Burger King is in the middle of a $400 million effort to revive and strengthen its U.S. operations. More than 3,000 restaurants are being remodeled. Kitchens are being upgraded. Branding is being reworked. Leadership is pushing hard to restore consistency and quality to one of America’s most recognizable names.

The early results are promising.

The company has outperformed the broader fast food sector in nine of the past 12 quarters. In the final quarter of 2025, same store sales rose 2.6 percent.

Those gains are not coming from corporate guesswork. They are coming from customer feedback.
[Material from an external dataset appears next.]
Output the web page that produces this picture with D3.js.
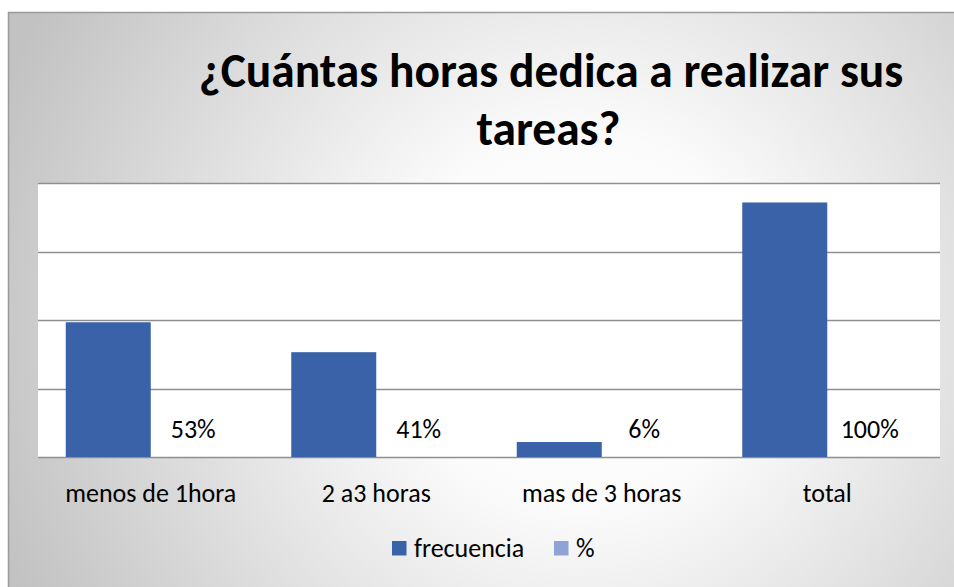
<!DOCTYPE html>
<html>
<head>
<meta charset="utf-8">
<script src="https://cdn.jsdelivr.net/npm/d3@7"></script>
<style>
  html, body { margin: 0; padding: 0; background: #ffffff; }
  svg { display: block; }
  text { font-family: Carlito, Lato, "Liberation Sans", sans-serif; }
</style>
</head>
<body>
<svg id="chart" width="954" height="587"></svg>
<script>
// ---- data ----
const categories = ["menos de 1hora", "2 a3 horas", "mas de 3 horas", "total"];
const frecuencia = [9, 7, 1, 17];
const porcentajeLabels = ["53%", "41%", "6%", "100%"];
const porcentajeBars = [0, 0, 0, 0]; // % column stored as text -> plotted as zero
const seriesNames = ["frecuencia", "%"];
const yTicks = [0, 4.575, 9.15, 13.725, 18.3];
const titleLines = ["¿Cuántas horas dedica a realizar sus", "tareas?"];

// ---- layout ----
const plot = { left: 38, right: 940, top: 183, bottom: 457 };
const colors = { frecuencia: "#3A62A8", pct: "#8FA3D4" };

const svg = d3.select("#chart");
const defs = svg.append("defs");
const grad = defs.append("radialGradient")
  .attr("id", "bg").attr("gradientUnits", "userSpaceOnUse")
  .attr("cx", 580).attr("cy", 320).attr("r", 620);
grad.append("stop").attr("offset", "0").attr("stop-color", "#ffffff");
grad.append("stop").attr("offset", "0.3").attr("stop-color", "#fbfbfb");
grad.append("stop").attr("offset", "1").attr("stop-color", "#c2c2c2");

svg.append("rect").attr("x", 8.5).attr("y", 12.5).attr("width", 960).attr("height", 600)
  .attr("fill", "url(#bg)").attr("stroke", "#9a9a9a").attr("stroke-width", 1.5);

// plot area
svg.append("rect").attr("x", plot.left).attr("y", plot.top)
  .attr("width", plot.right - plot.left).attr("height", plot.bottom - plot.top)
  .attr("fill", "#ffffff");

const x0 = d3.scaleBand().domain(categories).range([plot.left, plot.right]).padding(0);
const x1 = d3.scaleBand().domain(seriesNames).range([0, x0.bandwidth()])
  .paddingInner(0).paddingOuter(0.3265);
const y = d3.scaleLinear().domain([0, yTicks[yTicks.length - 1]]).range([plot.bottom, plot.top]);

// gridlines
svg.append("g").selectAll("line").data(yTicks).join("line")
  .attr("x1", plot.left).attr("x2", plot.right)
  .attr("y1", d => Math.round(y(d)) + 0.5).attr("y2", d => Math.round(y(d)) + 0.5)
  .attr("stroke", "#8f8f8f").attr("stroke-width", 1.3);

// frecuencia bars
svg.append("g").selectAll("rect").data(frecuencia).join("rect")
  .attr("x", (d, i) => x0(categories[i]) + x1("frecuencia"))
  .attr("width", x1.bandwidth())
  .attr("y", d => y(d))
  .attr("height", d => y(0) - y(d))
  .attr("fill", colors.frecuencia);

// % bars (zero height) and labels
svg.append("g").selectAll("rect").data(porcentajeBars).join("rect")
  .attr("x", (d, i) => x0(categories[i]) + x1("%"))
  .attr("width", x1.bandwidth())
  .attr("y", d => y(d))
  .attr("height", d => y(0) - y(d))
  .attr("fill", colors.pct);

svg.append("g").selectAll("text").data(porcentajeLabels).join("text")
  .attr("x", (d, i) => x0(categories[i]) + x1("%") + x1.bandwidth() / 2)
  .attr("y", (d, i) => y(porcentajeBars[i]) - 19)
  .attr("text-anchor", "middle")
  .attr("font-size", 26).attr("fill", "#000")
  .text(d => d);

// category labels
svg.append("g").selectAll("text").data(categories).join("text")
  .attr("x", d => x0(d) + x0.bandwidth() / 2)
  .attr("y", 502)
  .attr("text-anchor", "middle")
  .attr("font-size", 26).attr("fill", "#000")
  .text(d => d);

// title
svg.append("g").selectAll("text").data(titleLines).join("text")
  .attr("x", (d, i) => i === 0 ? 551 : 548.5)
  .attr("y", (d, i) => 87 + i * 58)
  .attr("text-anchor", "middle")
  .attr("font-size", 47.5).attr("font-weight", "bold").attr("fill", "#000")
  .text(d => d);

// legend
const legendItems = [
  { name: seriesNames[0], color: colors.frecuencia, x: 392 },
  { name: seriesNames[1], color: colors.pct, x: 554 }
];
const lg = svg.append("g").selectAll("g").data(legendItems).join("g")
  .attr("transform", d => `translate(${d.x},541)`);
lg.append("rect").attr("width", 14.5).attr("height", 14.5).attr("fill", d => d.color);
lg.append("text").attr("x", 22).attr("y", 16)
  .attr("font-size", 26).attr("fill", "#000").text(d => d.name);
</script>
</body>
</html>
When fans pushed back against the “Creepy King” ad campaign and said it felt gimmicky, the company pivoted. Burger King returned to more family friendly messaging.

When customers proposed new Whopper combinations through a fan platform, those ideas made it to menus nationwide.

Curtis wants more of that direct input. The cold fries. The sloppy burger. The dirty restroom. The rude drive thru experience.

“The best gift I can get is real, honest feedback,” Curtis said. “We have to understand anything that may make a customer think twice about not coming back.”

Why This Has the Industry on Edge

Most fast food executives rely on reports and spreadsheets. They look at quarterly data and consumer surveys. They sit in boardrooms and analyze trends.

Curtis is choosing something far more personal.

He is making himself reachable to the customer in Tulsa who got the wrong order. To the grandmother who has been eating the Whopper since 1980. To the working family that expects basic quality and respect.

And he made it clear this is not a temporary experiment.

“This will become a sustainable routine as long as I’m here,” Curtis said.

After the initial two week stretch of four hours a day, the time commitment will scale back. But other Burger King leaders and franchise operators will rotate in to keep the feedback flowing throughout the year.

There are roughly 7,000 Burger King locations across the United States. Curtis cannot physically visit them all.

This is how he plans to bridge that gap.

At a time when many Americans feel ignored by corporate elites who rarely leave the executive suite, this approach stands out. It signals that someone at the top is willing to hear the complaints directly instead of filtering them through layers of bureaucracy.

For customers who have watched food quality slip and service decline while prices climbed, that matters.

Whether other chains follow suit remains to be seen. But one thing is clear.

When the president of a national fast food brand is willing to put his personal phone number on the line, the industry notices.